- [AIM]:
Copy nothing but the text: reproduce each line of the listing exactly and leave the pictures out.

- [AVAILABLE DATA]:
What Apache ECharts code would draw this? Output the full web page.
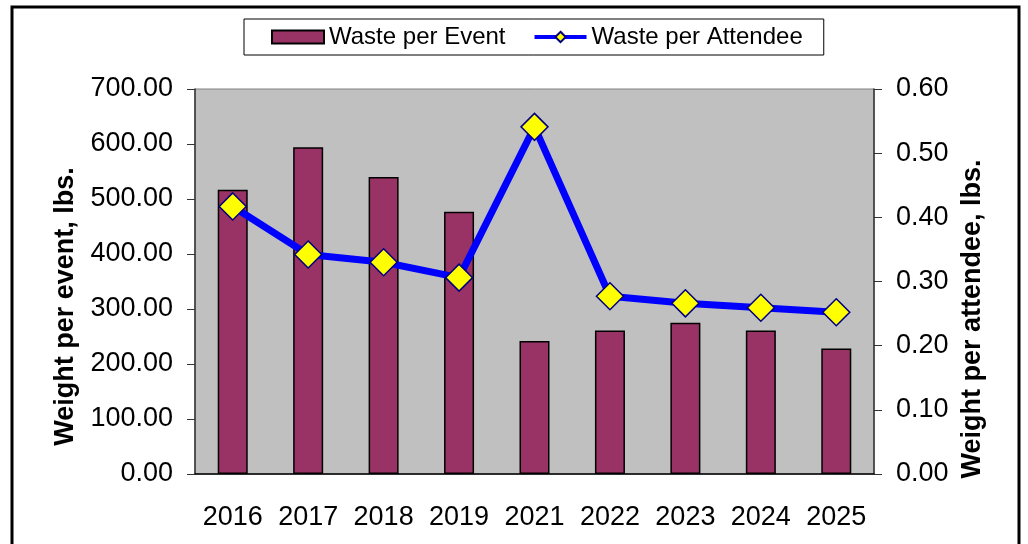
<!DOCTYPE html>
<html>
<head>
<meta charset="utf-8">
<title>Waste per Event / per Attendee</title>
<script src="https://cdn.jsdelivr.net/npm/echarts@6.0.0/dist/echarts.min.js"></script>
<style>
  html, body { margin: 0; padding: 0; background: #fff; }
  #chart { width: 1028px; height: 544px; }
</style>
</head>
<body>
<div id="chart"></div>
<script>
// data
const years = ["2016", "2017", "2018", "2019", "2021", "2022", "2023", "2024", "2025"];
const wastePerEvent = [517, 594, 540, 477, 242, 261, 275, 261, 228];
const wastePerAttendee = [0.417, 0.342, 0.33, 0.306, 0.541, 0.277, 0.266, 0.259, 0.252];

const FONT = "Liberation Sans, Arial, sans-serif";

const chart = echarts.init(document.getElementById("chart"));

const option = {
  backgroundColor: "#fff",
  animation: false,
  // outer chart frame
  graphic: [
    {
      type: "rect",
      silent: true,
      shape: { x: 12, y: 7, width: 1007, height: 600 },
      style: { fill: "none", stroke: "#000", lineWidth: 3 },
    },
  ],
  legend: {
    left: 244,
    top: 19,
    padding: [6, 21, 6, 27],
    itemGap: 27,
    itemWidth: 52,
    itemHeight: 13,
    borderColor: "#000",
    borderWidth: 1,
    textStyle: { fontFamily: FONT, fontSize: 24, color: "#000" },
    data: [
      { name: "Waste per Event", icon: "rect" },
      { name: "Waste per Attendee", lineStyle: { width: 4 } },
    ],
  },
  grid: {
    left: 195,
    right: 154,
    top: 89,
    bottom: 70,
    show: true,
    backgroundColor: "#C0C0C0",
    borderColor: "#808080",
    borderWidth: 1,
  },
  xAxis: {
    type: "category",
    data: years,
    axisLine: { lineStyle: { color: "#000", width: 1.5 } },
    axisTick: { length: 8, lineStyle: { color: "#000" } },
    axisLabel: { interval: 0, fontFamily: FONT, fontSize: 27, color: "#000", margin: 30 },
  },
  yAxis: [
    {
      type: "value",
      min: 0,
      max: 700,
      interval: 100,
      name: "Weight per event, lbs.",
      nameLocation: "middle",
      nameRotate: 90,
      nameGap: 111,
      nameTextStyle: {
        fontFamily: FONT,
        fontSize: 27,
        fontWeight: "bold",
        color: "#000",
        padding: [0, 50, 0, 0],
      },
      axisLine: { show: true, lineStyle: { color: "#333", width: 1.5 } },
      axisTick: { show: true, length: 8, lineStyle: { color: "#333" } },
      axisLabel: {
        fontFamily: FONT,
        fontSize: 27,
        color: "#000",
        margin: 22,
        formatter: (v) => v.toFixed(2),
      },
      splitLine: { show: false },
    },
    {
      type: "value",
      min: 0,
      max: 0.6,
      interval: 0.1,
      name: "Weight per attendee, lbs.",
      nameLocation: "middle",
      nameRotate: 90,
      nameGap: 79,
      nameTextStyle: {
        fontFamily: FONT,
        fontSize: 27,
        fontWeight: "bold",
        color: "#000",
        padding: [0, 75, 0, 0],
      },
      axisLine: { show: true, lineStyle: { color: "#333", width: 1.5 } },
      axisTick: { show: true, length: 8, lineStyle: { color: "#333" } },
      axisLabel: {
        fontFamily: FONT,
        fontSize: 27,
        color: "#000",
        margin: 22,
        formatter: (v) => v.toFixed(2),
      },
      splitLine: { show: false },
    },
  ],
  series: [
    {
      name: "Waste per Event",
      type: "bar",
      yAxisIndex: 0,
      data: wastePerEvent,
      barWidth: 30,
      itemStyle: { color: "#993366", borderColor: "#000", borderWidth: 1.5 },
    },
    {
      name: "Waste per Attendee",
      type: "line",
      yAxisIndex: 1,
      data: wastePerAttendee,
      symbol: "diamond",
      symbolSize: 27,
      lineStyle: { color: "#0000FF", width: 7 },
      itemStyle: { color: "#FFFF00", borderColor: "#000080", borderWidth: 1.5 },
      z: 3,
    },
  ],
};

chart.setOption(option);
</script>
</body>
</html>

- [THE ANSWER]:
What Apache ECharts code would draw this? Output the full web page.
<!DOCTYPE html>
<html>
<head>
<meta charset="utf-8">
<title>Waste per Event / per Attendee</title>
<script src="https://cdn.jsdelivr.net/npm/echarts@6.0.0/dist/echarts.min.js"></script>
<style>
  html, body { margin: 0; padding: 0; background: #fff; }
  #chart { width: 1028px; height: 544px; }
</style>
</head>
<body>
<div id="chart"></div>
<script>
// data
const years = ["2016", "2017", "2018", "2019", "2021", "2022", "2023", "2024", "2025"];
const wastePerEvent = [517, 594, 540, 477, 242, 261, 275, 261, 228];
const wastePerAttendee = [0.417, 0.342, 0.33, 0.306, 0.541, 0.277, 0.266, 0.259, 0.252];

const FONT = "Liberation Sans, Arial, sans-serif";

const chart = echarts.init(document.getElementById("chart"));

const option = {
  backgroundColor: "#fff",
  animation: false,
  // outer chart frame
  graphic: [
    {
      type: "rect",
      silent: true,
      shape: { x: 12, y: 7, width: 1007, height: 600 },
      style: { fill: "none", stroke: "#000", lineWidth: 3 },
    },
  ],
  legend: {
    left: 244,
    top: 19,
    padding: [6, 21, 6, 27],
    itemGap: 27,
    itemWidth: 52,
    itemHeight: 13,
    borderColor: "#000",
    borderWidth: 1,
    textStyle: { fontFamily: FONT, fontSize: 24, color: "#000" },
    data: [
      { name: "Waste per Event", icon: "rect" },
      { name: "Waste per Attendee", lineStyle: { width: 4 } },
    ],
  },
  grid: {
    left: 195,
    right: 154,
    top: 89,
    bottom: 70,
    show: true,
    backgroundColor: "#C0C0C0",
    borderColor: "#808080",
    borderWidth: 1,
  },
  xAxis: {
    type: "category",
    data: years,
    axisLine: { lineStyle: { color: "#000", width: 1.5 } },
    axisTick: { length: 8, lineStyle: { color: "#000" } },
    axisLabel: { interval: 0, fontFamily: FONT, fontSize: 27, color: "#000", margin: 30 },
  },
  yAxis: [
    {
      type: "value",
      min: 0,
      max: 700,
      interval: 100,
      name: "Weight per event, lbs.",
      nameLocation: "middle",
      nameRotate: 90,
      nameGap: 111,
      nameTextStyle: {
        fontFamily: FONT,
        fontSize: 27,
        fontWeight: "bold",
        color: "#000",
        padding: [0, 50, 0, 0],
      },
      axisLine: { show: true, lineStyle: { color: "#333", width: 1.5 } },
      axisTick: { show: true, length: 8, lineStyle: { color: "#333" } },
      axisLabel: {
        fontFamily: FONT,
        fontSize: 27,
        color: "#000",
        margin: 22,
        formatter: (v) => v.toFixed(2),
      },
      splitLine: { show: false },
    },
    {
      type: "value",
      min: 0,
      max: 0.6,
      interval: 0.1,
      name: "Weight per attendee, lbs.",
      nameLocation: "middle",
      nameRotate: 90,
      nameGap: 79,
      nameTextStyle: {
        fontFamily: FONT,
        fontSize: 27,
        fontWeight: "bold",
        color: "#000",
        padding: [0, 75, 0, 0],
      },
      axisLine: { show: true, lineStyle: { color: "#333", width: 1.5 } },
      axisTick: { show: true, length: 8, lineStyle: { color: "#333" } },
      axisLabel: {
        fontFamily: FONT,
        fontSize: 27,
        color: "#000",
        margin: 22,
        formatter: (v) => v.toFixed(2),
      },
      splitLine: { show: false },
    },
  ],
  series: [
    {
      name: "Waste per Event",
      type: "bar",
      yAxisIndex: 0,
      data: wastePerEvent,
      barWidth: 30,
      itemStyle: { color: "#993366", borderColor: "#000", borderWidth: 1.5 },
    },
    {
      name: "Waste per Attendee",
      type: "line",
      yAxisIndex: 1,
      data: wastePerAttendee,
      symbol: "diamond",
      symbolSize: 27,
      lineStyle: { color: "#0000FF", width: 7 },
      itemStyle: { color: "#FFFF00", borderColor: "#000080", borderWidth: 1.5 },
      z: 3,
    },
  ],
};

chart.setOption(option);
</script>
</body>
</html>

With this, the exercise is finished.